Rows from a dataset of charts and code
..............................

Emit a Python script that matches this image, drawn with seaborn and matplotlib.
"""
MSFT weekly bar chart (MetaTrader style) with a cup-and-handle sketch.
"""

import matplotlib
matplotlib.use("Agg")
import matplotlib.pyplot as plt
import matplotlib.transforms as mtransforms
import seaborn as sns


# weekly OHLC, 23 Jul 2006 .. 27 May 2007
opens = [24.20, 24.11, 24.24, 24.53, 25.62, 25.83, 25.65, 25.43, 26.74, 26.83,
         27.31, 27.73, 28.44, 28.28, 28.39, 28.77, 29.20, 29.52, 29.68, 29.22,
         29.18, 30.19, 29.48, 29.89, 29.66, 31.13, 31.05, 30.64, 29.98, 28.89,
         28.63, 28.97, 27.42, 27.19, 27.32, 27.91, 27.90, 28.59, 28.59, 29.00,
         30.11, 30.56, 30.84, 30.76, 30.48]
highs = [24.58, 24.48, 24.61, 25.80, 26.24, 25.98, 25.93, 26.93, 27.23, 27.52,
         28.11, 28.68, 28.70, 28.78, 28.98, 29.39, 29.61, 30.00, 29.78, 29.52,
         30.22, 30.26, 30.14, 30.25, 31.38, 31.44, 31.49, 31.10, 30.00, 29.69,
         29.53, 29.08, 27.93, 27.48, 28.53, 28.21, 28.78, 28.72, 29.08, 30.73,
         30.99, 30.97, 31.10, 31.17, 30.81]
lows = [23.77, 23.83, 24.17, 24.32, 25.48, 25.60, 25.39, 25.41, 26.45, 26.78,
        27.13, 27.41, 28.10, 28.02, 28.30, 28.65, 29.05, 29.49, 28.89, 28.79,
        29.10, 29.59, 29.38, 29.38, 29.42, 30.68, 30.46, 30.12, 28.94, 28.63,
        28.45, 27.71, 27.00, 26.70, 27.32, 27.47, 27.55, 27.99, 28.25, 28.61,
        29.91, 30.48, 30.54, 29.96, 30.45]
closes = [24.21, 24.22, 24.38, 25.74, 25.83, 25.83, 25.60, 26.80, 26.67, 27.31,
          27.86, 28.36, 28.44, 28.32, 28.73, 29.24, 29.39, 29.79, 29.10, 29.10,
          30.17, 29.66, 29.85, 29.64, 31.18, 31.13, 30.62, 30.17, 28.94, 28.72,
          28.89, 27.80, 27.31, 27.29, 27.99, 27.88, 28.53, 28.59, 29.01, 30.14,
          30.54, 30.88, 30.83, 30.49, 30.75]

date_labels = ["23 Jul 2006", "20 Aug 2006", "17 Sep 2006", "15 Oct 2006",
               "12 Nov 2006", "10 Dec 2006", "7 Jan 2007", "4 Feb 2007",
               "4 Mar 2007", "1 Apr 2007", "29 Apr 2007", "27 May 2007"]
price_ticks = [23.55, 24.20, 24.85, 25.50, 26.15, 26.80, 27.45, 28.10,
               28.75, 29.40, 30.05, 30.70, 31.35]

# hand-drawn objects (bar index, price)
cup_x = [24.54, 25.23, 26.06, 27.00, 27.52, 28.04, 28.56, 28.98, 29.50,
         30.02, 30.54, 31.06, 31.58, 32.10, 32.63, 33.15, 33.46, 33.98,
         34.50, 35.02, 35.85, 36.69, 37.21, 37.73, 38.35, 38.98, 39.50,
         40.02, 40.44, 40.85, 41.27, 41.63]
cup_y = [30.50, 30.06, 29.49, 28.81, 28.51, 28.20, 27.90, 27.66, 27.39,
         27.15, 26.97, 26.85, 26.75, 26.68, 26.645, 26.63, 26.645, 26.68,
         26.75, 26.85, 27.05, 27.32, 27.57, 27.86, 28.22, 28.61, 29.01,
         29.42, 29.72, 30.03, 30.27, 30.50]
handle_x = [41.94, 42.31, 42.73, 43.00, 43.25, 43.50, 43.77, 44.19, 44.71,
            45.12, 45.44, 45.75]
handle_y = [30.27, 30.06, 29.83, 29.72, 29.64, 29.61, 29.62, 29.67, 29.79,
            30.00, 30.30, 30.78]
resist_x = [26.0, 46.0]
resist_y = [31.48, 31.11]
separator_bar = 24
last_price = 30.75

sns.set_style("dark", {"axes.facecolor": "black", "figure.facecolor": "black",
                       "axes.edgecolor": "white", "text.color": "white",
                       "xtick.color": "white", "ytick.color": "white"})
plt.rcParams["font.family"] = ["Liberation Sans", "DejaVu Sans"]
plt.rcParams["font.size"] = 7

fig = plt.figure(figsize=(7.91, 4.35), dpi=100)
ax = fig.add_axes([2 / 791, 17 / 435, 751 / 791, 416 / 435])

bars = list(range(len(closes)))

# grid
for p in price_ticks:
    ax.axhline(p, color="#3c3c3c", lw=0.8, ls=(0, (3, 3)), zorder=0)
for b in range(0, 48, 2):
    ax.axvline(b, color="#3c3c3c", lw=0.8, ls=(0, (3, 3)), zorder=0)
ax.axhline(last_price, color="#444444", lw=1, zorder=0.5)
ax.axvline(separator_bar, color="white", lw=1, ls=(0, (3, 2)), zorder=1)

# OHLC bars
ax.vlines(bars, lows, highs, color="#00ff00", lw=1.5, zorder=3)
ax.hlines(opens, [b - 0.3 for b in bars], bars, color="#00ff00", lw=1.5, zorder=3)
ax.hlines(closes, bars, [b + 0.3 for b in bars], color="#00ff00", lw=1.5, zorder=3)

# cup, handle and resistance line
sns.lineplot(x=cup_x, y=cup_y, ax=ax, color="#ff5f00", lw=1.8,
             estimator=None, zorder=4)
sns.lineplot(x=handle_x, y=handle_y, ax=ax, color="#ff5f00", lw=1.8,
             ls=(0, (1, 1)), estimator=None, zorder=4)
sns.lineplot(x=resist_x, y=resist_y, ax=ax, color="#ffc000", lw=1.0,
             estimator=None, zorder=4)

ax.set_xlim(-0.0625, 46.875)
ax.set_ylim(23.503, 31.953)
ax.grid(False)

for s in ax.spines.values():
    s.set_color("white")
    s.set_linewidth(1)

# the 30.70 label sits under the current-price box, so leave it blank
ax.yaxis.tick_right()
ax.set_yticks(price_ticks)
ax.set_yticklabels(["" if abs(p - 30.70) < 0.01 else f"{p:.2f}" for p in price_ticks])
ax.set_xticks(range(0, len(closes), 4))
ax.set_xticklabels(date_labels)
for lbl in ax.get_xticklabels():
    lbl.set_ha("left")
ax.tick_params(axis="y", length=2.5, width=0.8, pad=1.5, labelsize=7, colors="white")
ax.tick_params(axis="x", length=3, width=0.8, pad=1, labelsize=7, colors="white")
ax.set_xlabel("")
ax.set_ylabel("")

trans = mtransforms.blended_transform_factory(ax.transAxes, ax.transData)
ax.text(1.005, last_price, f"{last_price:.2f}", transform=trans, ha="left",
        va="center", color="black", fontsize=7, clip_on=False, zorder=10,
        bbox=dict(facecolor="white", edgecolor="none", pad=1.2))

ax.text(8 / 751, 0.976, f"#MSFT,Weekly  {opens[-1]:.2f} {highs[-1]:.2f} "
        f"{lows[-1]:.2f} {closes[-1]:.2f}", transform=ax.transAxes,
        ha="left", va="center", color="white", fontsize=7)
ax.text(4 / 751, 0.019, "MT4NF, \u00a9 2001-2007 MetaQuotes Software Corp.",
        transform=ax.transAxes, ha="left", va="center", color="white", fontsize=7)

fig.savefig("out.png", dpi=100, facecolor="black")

..............................

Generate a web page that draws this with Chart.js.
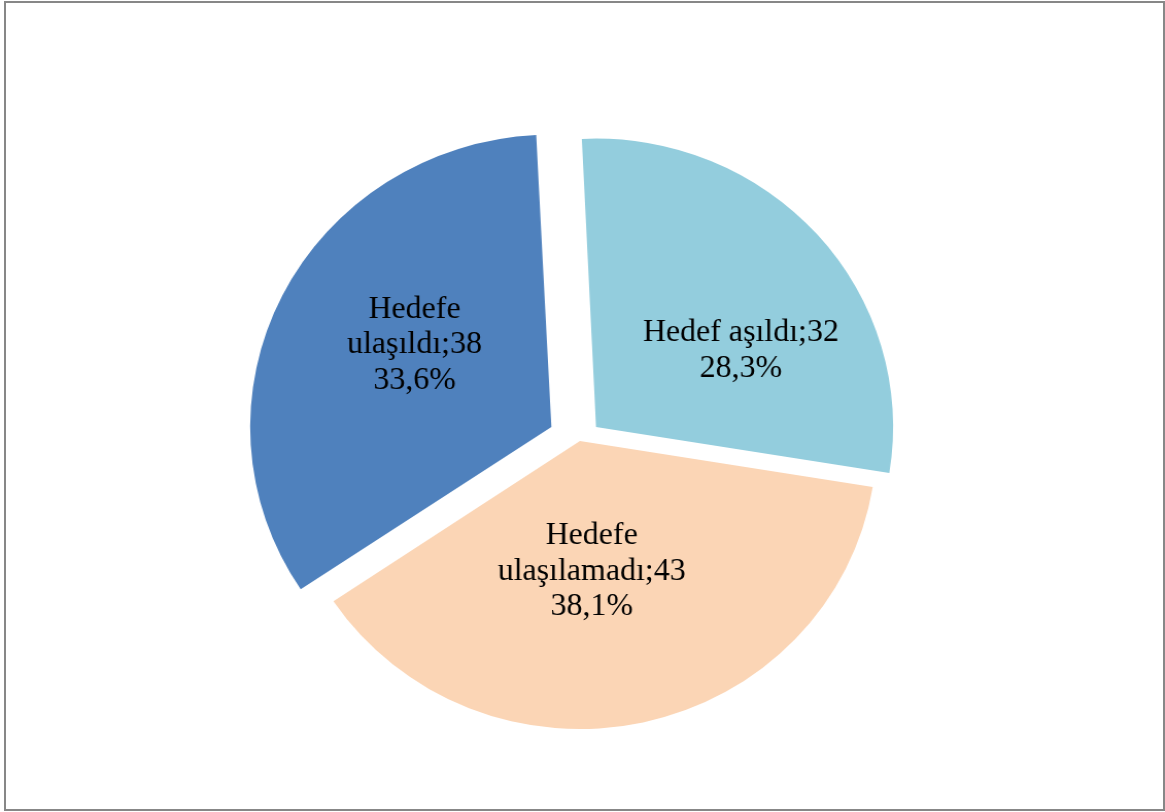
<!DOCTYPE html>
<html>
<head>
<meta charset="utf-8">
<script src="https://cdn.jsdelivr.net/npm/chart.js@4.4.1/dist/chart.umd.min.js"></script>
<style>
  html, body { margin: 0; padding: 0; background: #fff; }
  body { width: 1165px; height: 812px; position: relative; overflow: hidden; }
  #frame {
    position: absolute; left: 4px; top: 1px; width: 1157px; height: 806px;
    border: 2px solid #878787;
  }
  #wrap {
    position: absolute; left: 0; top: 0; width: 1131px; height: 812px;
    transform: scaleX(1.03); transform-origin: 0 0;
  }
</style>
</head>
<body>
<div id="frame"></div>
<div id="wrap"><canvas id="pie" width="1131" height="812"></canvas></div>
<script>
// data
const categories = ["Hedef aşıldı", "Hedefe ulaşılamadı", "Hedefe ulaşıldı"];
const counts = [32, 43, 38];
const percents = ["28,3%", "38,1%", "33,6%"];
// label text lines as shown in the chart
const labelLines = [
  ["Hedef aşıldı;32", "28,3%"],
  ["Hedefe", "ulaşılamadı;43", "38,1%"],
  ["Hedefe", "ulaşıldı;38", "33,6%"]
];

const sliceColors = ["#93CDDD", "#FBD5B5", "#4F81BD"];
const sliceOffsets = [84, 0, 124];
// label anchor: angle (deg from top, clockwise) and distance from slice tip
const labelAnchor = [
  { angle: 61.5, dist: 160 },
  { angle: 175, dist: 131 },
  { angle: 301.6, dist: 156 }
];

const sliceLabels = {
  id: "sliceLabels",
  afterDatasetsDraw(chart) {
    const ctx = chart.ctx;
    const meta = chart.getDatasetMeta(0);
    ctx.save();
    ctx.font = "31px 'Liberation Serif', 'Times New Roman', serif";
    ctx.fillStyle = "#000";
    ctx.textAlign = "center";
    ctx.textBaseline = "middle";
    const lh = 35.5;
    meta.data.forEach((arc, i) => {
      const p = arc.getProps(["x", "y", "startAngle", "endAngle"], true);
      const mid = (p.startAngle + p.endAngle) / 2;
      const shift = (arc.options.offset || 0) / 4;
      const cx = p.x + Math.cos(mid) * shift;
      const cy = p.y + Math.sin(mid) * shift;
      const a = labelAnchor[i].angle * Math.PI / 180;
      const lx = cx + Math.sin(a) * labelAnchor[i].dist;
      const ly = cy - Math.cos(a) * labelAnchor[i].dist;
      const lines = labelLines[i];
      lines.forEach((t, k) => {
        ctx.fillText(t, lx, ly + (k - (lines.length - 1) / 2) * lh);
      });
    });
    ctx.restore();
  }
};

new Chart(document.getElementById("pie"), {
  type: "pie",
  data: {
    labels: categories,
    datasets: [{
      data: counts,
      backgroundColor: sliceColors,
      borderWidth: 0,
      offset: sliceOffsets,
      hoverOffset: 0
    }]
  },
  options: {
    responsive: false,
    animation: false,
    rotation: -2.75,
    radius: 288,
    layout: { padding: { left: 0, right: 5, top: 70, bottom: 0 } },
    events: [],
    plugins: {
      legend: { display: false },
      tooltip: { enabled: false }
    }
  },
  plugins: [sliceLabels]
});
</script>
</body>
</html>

..............................

DO THIS
Give the number of lines in the entries above that include the string "matplotlib". No other output is expected.

ANSWER FOR THIS EXERCISE
5